- _Exercise task_
Each line from the line with "Generate a Python" to the line with "Oil Prices Galway", inclusive, is to be repeated exactly; no other line and no picture belongs in the copy.

- _Dataset content_
+++++

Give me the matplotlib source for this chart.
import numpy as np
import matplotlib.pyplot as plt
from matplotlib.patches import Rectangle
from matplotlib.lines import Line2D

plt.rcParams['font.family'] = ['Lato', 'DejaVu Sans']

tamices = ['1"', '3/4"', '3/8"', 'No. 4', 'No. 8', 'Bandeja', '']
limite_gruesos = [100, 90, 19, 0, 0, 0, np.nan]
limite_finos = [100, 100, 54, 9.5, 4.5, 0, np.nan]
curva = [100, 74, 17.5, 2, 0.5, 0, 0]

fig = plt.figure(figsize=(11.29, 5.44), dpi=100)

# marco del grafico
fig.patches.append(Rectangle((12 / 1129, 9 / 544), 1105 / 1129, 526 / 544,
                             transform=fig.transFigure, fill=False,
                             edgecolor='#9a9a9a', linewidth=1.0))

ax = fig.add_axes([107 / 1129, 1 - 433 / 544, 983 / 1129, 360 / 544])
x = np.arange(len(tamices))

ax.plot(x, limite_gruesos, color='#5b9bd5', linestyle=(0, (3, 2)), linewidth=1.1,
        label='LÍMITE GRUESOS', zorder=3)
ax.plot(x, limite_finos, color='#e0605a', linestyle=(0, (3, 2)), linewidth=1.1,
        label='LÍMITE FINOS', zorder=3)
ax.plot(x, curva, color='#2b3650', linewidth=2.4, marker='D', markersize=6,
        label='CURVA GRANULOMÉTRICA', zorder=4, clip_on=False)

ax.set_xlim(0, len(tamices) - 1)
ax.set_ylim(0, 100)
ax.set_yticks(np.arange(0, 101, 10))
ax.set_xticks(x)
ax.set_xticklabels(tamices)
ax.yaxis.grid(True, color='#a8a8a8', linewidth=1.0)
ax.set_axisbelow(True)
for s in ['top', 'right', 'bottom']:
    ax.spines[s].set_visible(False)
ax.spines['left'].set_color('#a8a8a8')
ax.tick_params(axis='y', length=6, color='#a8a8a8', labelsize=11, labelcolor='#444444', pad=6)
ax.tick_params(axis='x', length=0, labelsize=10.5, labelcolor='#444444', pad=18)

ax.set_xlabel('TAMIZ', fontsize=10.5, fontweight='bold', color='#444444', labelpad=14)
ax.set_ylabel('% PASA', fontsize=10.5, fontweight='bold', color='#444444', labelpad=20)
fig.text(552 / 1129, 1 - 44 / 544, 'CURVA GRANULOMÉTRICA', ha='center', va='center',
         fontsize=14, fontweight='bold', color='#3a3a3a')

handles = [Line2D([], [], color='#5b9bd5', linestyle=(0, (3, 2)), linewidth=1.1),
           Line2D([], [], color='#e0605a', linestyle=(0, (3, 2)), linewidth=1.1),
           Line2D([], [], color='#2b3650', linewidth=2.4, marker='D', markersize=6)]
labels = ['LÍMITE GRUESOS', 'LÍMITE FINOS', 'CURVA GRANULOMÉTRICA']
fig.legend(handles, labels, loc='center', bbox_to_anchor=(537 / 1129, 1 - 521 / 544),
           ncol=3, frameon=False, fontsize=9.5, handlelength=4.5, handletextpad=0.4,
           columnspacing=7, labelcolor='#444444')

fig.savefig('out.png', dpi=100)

+++++

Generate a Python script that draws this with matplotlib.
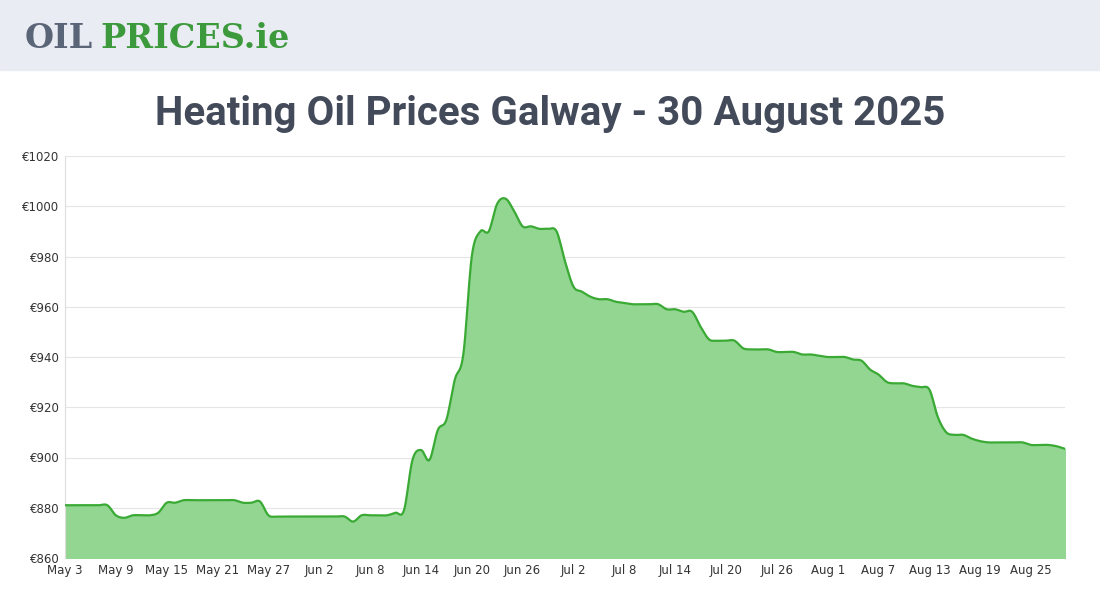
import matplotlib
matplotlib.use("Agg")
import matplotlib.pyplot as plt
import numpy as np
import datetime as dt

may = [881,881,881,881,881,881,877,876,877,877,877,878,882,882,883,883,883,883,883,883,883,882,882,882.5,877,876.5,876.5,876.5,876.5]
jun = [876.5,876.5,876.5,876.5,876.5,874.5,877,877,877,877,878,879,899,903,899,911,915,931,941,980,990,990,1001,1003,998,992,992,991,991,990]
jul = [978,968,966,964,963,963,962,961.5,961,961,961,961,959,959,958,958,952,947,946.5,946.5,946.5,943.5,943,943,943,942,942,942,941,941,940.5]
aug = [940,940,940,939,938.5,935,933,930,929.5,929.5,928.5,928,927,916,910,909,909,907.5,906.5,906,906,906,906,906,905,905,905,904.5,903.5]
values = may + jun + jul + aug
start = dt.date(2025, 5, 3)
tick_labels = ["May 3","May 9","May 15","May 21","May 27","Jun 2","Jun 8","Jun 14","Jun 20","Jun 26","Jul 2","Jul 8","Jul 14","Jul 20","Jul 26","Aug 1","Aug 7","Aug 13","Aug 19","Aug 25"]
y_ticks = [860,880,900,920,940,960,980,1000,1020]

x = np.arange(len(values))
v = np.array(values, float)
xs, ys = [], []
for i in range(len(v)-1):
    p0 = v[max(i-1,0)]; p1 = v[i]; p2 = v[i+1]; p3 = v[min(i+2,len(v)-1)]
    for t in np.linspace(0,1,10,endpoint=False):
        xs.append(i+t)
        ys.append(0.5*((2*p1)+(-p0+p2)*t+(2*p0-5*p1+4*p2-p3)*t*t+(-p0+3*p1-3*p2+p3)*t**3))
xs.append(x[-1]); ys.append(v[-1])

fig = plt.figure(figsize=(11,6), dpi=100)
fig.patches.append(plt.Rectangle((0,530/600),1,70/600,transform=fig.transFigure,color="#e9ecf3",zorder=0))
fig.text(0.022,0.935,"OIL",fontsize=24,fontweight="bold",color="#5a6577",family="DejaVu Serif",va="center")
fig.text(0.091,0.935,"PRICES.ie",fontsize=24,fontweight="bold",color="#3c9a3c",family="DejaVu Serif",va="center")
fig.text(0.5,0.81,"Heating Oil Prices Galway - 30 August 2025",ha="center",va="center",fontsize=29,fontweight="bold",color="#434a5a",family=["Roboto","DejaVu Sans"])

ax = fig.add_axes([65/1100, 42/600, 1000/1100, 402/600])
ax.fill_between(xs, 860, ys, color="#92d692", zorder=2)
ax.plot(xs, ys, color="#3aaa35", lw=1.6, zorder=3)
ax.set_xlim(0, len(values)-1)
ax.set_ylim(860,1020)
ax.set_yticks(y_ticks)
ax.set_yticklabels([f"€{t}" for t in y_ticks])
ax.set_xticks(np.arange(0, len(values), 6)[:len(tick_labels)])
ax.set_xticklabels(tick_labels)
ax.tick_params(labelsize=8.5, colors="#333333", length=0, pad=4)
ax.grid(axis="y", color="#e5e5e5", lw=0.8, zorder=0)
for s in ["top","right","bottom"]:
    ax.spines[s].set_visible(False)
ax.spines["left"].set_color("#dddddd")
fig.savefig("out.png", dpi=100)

+++++

- _Answer to this exercise_
Generate a Python script that draws this with matplotlib.
import matplotlib
matplotlib.use("Agg")
import matplotlib.pyplot as plt
import numpy as np
import datetime as dt

may = [881,881,881,881,881,881,877,876,877,877,877,878,882,882,883,883,883,883,883,883,883,882,882,882.5,877,876.5,876.5,876.5,876.5]
jun = [876.5,876.5,876.5,876.5,876.5,874.5,877,877,877,877,878,879,899,903,899,911,915,931,941,980,990,990,1001,1003,998,992,992,991,991,990]
jul = [978,968,966,964,963,963,962,961.5,961,961,961,961,959,959,958,958,952,947,946.5,946.5,946.5,943.5,943,943,943,942,942,942,941,941,940.5]
aug = [940,940,940,939,938.5,935,933,930,929.5,929.5,928.5,928,927,916,910,909,909,907.5,906.5,906,906,906,906,906,905,905,905,904.5,903.5]
values = may + jun + jul + aug
start = dt.date(2025, 5, 3)
tick_labels = ["May 3","May 9","May 15","May 21","May 27","Jun 2","Jun 8","Jun 14","Jun 20","Jun 26","Jul 2","Jul 8","Jul 14","Jul 20","Jul 26","Aug 1","Aug 7","Aug 13","Aug 19","Aug 25"]
y_ticks = [860,880,900,920,940,960,980,1000,1020]

x = np.arange(len(values))
v = np.array(values, float)
xs, ys = [], []
for i in range(len(v)-1):
    p0 = v[max(i-1,0)]; p1 = v[i]; p2 = v[i+1]; p3 = v[min(i+2,len(v)-1)]
    for t in np.linspace(0,1,10,endpoint=False):
        xs.append(i+t)
        ys.append(0.5*((2*p1)+(-p0+p2)*t+(2*p0-5*p1+4*p2-p3)*t*t+(-p0+3*p1-3*p2+p3)*t**3))
xs.append(x[-1]); ys.append(v[-1])

fig = plt.figure(figsize=(11,6), dpi=100)
fig.patches.append(plt.Rectangle((0,530/600),1,70/600,transform=fig.transFigure,color="#e9ecf3",zorder=0))
fig.text(0.022,0.935,"OIL",fontsize=24,fontweight="bold",color="#5a6577",family="DejaVu Serif",va="center")
fig.text(0.091,0.935,"PRICES.ie",fontsize=24,fontweight="bold",color="#3c9a3c",family="DejaVu Serif",va="center")
fig.text(0.5,0.81,"Heating Oil Prices Galway - 30 August 2025",ha="center",va="center",fontsize=29,fontweight="bold",color="#434a5a",family=["Roboto","DejaVu Sans"])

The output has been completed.